Data shown –

= = = = =

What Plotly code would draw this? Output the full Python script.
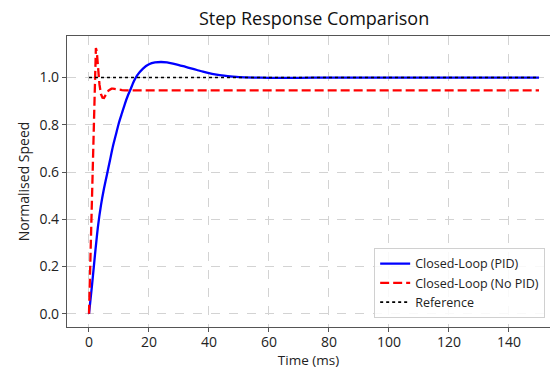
import plotly.graph_objects as go

# PID closed-loop response (time in ms, normalised speed)
t_pid = [0, 1, 2, 3, 4, 5, 6, 7, 8, 9, 10, 11, 12, 13, 14, 15, 16, 18, 20, 22, 24, 26, 28, 30, 32, 34, 36, 38, 40,
         42, 45, 48, 50, 55, 60, 65, 70, 80, 90, 100, 110, 120, 130, 140, 150]
y_pid = [0.0, 0.12, 0.25, 0.37, 0.46, 0.53, 0.59, 0.65, 0.71, 0.76, 0.81, 0.85, 0.89, 0.925, 0.955, 0.985, 1.008,
         1.038, 1.056, 1.064, 1.066, 1.064, 1.059, 1.053, 1.046, 1.039, 1.032, 1.025, 1.019,
         1.014, 1.008, 1.004, 1.002, 1.0, 0.999, 0.999, 0.999, 1.0, 1.0, 1.0, 1.0, 1.0, 1.0, 1.0, 1.0]

# No-PID closed-loop response
t_nopid = [0, 0.5, 1, 1.5, 2, 2.3, 2.6, 3, 3.5, 4, 4.5, 5, 5.5, 6, 6.5, 7, 7.5, 8, 9, 10, 11, 12, 15, 20, 30,
           50, 75, 100, 125, 150]
y_nopid = [0.0, 0.25, 0.5, 0.78, 1.05, 1.125, 1.11, 1.04, 0.97, 0.93, 0.915, 0.914, 0.922, 0.935, 0.945, 0.951, 0.953,
           0.953, 0.95, 0.948, 0.947, 0.946, 0.946, 0.946, 0.946, 0.946, 0.946, 0.946, 0.946, 0.946]

# Reference level
t_ref = [0, 150]
y_ref = [1.0, 1.0]

x_ticks = [0, 20, 40, 60, 80, 100, 120, 140]
y_ticks = [0.0, 0.2, 0.4, 0.6, 0.8, 1.0]

FONT = "Open Sans"

fig = go.Figure()
fig.add_trace(go.Scatter(x=t_pid, y=y_pid, mode="lines", name="Closed-Loop (PID)",
                         line=dict(color="#0000ff", width=2.3, shape="spline", smoothing=0.6)))
fig.add_trace(go.Scatter(x=t_nopid, y=y_nopid, mode="lines", name="Closed-Loop (No PID)",
                         line=dict(color="#ff0000", width=2.3, dash="9px,4px")))
fig.add_trace(go.Scatter(x=t_ref, y=y_ref, mode="lines", name="Reference",
                         line=dict(color="black", width=1.6, dash="dot")))

fig.update_layout(
    width=550, height=369, autosize=False,
    margin=dict(l=67, r=0, t=36, b=42, autoexpand=False),
    paper_bgcolor="white", plot_bgcolor="white",
    font=dict(family=FONT, color="#222", size=14),
    title=dict(text="Step Response Comparison", x=0.571, xanchor="center", y=0.95, yanchor="middle",
               font=dict(size=18, color="#111")),
    showlegend=True,
    legend=dict(x=0.99, y=0.031, xanchor="right", yanchor="bottom",
                bgcolor="rgba(255,255,255,0.85)", bordercolor="#d0d0d0", borderwidth=1,
                font=dict(size=12.5, color="#222"), tracegroupgap=0, itemwidth=30),
)
fig.update_xaxes(
    range=[-7.33, 153.67], tickvals=x_ticks, ticktext=[str(v) for v in x_ticks],
    tickfont=dict(size=14), ticklabelstandoff=-2,
    showgrid=True, gridcolor="#d3d3d3", griddash="dash", gridwidth=1,
    showline=True, linecolor="#555", linewidth=1.2, mirror=True,
    ticks="outside", ticklen=4, tickcolor="#555", zeroline=False, automargin=False,
    title=dict(text="Time (ms)", font=dict(size=13.5), standoff=4),
)
fig.update_yaxes(
    range=[-0.056, 1.176], tickvals=y_ticks, ticktext=[f"{v:.1f}" for v in y_ticks],
    tickfont=dict(size=14),
    showgrid=True, gridcolor="#d3d3d3", griddash="dash", gridwidth=1,
    showline=True, linecolor="#555", linewidth=1.2, mirror=False,
    ticks="outside", ticklen=4, tickcolor="#555", zeroline=False, automargin=False,
    title=dict(text="Normalised Speed", font=dict(size=14), standoff=6),
)

fig.write_html("out.html", config={"displayModeBar": False},
               post_script="document.body.style.margin='0';document.body.style.padding='0';")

= = = = =

Task requirements – All of the material above is to be copied exactly, except for its images.

Solution for this task –
What Plotly code would draw this? Output the full Python script.
import plotly.graph_objects as go

# PID closed-loop response (time in ms, normalised speed)
t_pid = [0, 1, 2, 3, 4, 5, 6, 7, 8, 9, 10, 11, 12, 13, 14, 15, 16, 18, 20, 22, 24, 26, 28, 30, 32, 34, 36, 38, 40,
         42, 45, 48, 50, 55, 60, 65, 70, 80, 90, 100, 110, 120, 130, 140, 150]
y_pid = [0.0, 0.12, 0.25, 0.37, 0.46, 0.53, 0.59, 0.65, 0.71, 0.76, 0.81, 0.85, 0.89, 0.925, 0.955, 0.985, 1.008,
         1.038, 1.056, 1.064, 1.066, 1.064, 1.059, 1.053, 1.046, 1.039, 1.032, 1.025, 1.019,
         1.014, 1.008, 1.004, 1.002, 1.0, 0.999, 0.999, 0.999, 1.0, 1.0, 1.0, 1.0, 1.0, 1.0, 1.0, 1.0]

# No-PID closed-loop response
t_nopid = [0, 0.5, 1, 1.5, 2, 2.3, 2.6, 3, 3.5, 4, 4.5, 5, 5.5, 6, 6.5, 7, 7.5, 8, 9, 10, 11, 12, 15, 20, 30,
           50, 75, 100, 125, 150]
y_nopid = [0.0, 0.25, 0.5, 0.78, 1.05, 1.125, 1.11, 1.04, 0.97, 0.93, 0.915, 0.914, 0.922, 0.935, 0.945, 0.951, 0.953,
           0.953, 0.95, 0.948, 0.947, 0.946, 0.946, 0.946, 0.946, 0.946, 0.946, 0.946, 0.946, 0.946]

# Reference level
t_ref = [0, 150]
y_ref = [1.0, 1.0]

x_ticks = [0, 20, 40, 60, 80, 100, 120, 140]
y_ticks = [0.0, 0.2, 0.4, 0.6, 0.8, 1.0]

FONT = "Open Sans"

fig = go.Figure()
fig.add_trace(go.Scatter(x=t_pid, y=y_pid, mode="lines", name="Closed-Loop (PID)",
                         line=dict(color="#0000ff", width=2.3, shape="spline", smoothing=0.6)))
fig.add_trace(go.Scatter(x=t_nopid, y=y_nopid, mode="lines", name="Closed-Loop (No PID)",
                         line=dict(color="#ff0000", width=2.3, dash="9px,4px")))
fig.add_trace(go.Scatter(x=t_ref, y=y_ref, mode="lines", name="Reference",
                         line=dict(color="black", width=1.6, dash="dot")))

fig.update_layout(
    width=550, height=369, autosize=False,
    margin=dict(l=67, r=0, t=36, b=42, autoexpand=False),
    paper_bgcolor="white", plot_bgcolor="white",
    font=dict(family=FONT, color="#222", size=14),
    title=dict(text="Step Response Comparison", x=0.571, xanchor="center", y=0.95, yanchor="middle",
               font=dict(size=18, color="#111")),
    showlegend=True,
    legend=dict(x=0.99, y=0.031, xanchor="right", yanchor="bottom",
                bgcolor="rgba(255,255,255,0.85)", bordercolor="#d0d0d0", borderwidth=1,
                font=dict(size=12.5, color="#222"), tracegroupgap=0, itemwidth=30),
)
fig.update_xaxes(
    range=[-7.33, 153.67], tickvals=x_ticks, ticktext=[str(v) for v in x_ticks],
    tickfont=dict(size=14), ticklabelstandoff=-2,
    showgrid=True, gridcolor="#d3d3d3", griddash="dash", gridwidth=1,
    showline=True, linecolor="#555", linewidth=1.2, mirror=True,
    ticks="outside", ticklen=4, tickcolor="#555", zeroline=False, automargin=False,
    title=dict(text="Time (ms)", font=dict(size=13.5), standoff=4),
)
fig.update_yaxes(
    range=[-0.056, 1.176], tickvals=y_ticks, ticktext=[f"{v:.1f}" for v in y_ticks],
    tickfont=dict(size=14),
    showgrid=True, gridcolor="#d3d3d3", griddash="dash", gridwidth=1,
    showline=True, linecolor="#555", linewidth=1.2, mirror=False,
    ticks="outside", ticklen=4, tickcolor="#555", zeroline=False, automargin=False,
    title=dict(text="Normalised Speed", font=dict(size=14), standoff=6),
)

fig.write_html("out.html", config={"displayModeBar": False},
               post_script="document.body.style.margin='0';document.body.style.padding='0';")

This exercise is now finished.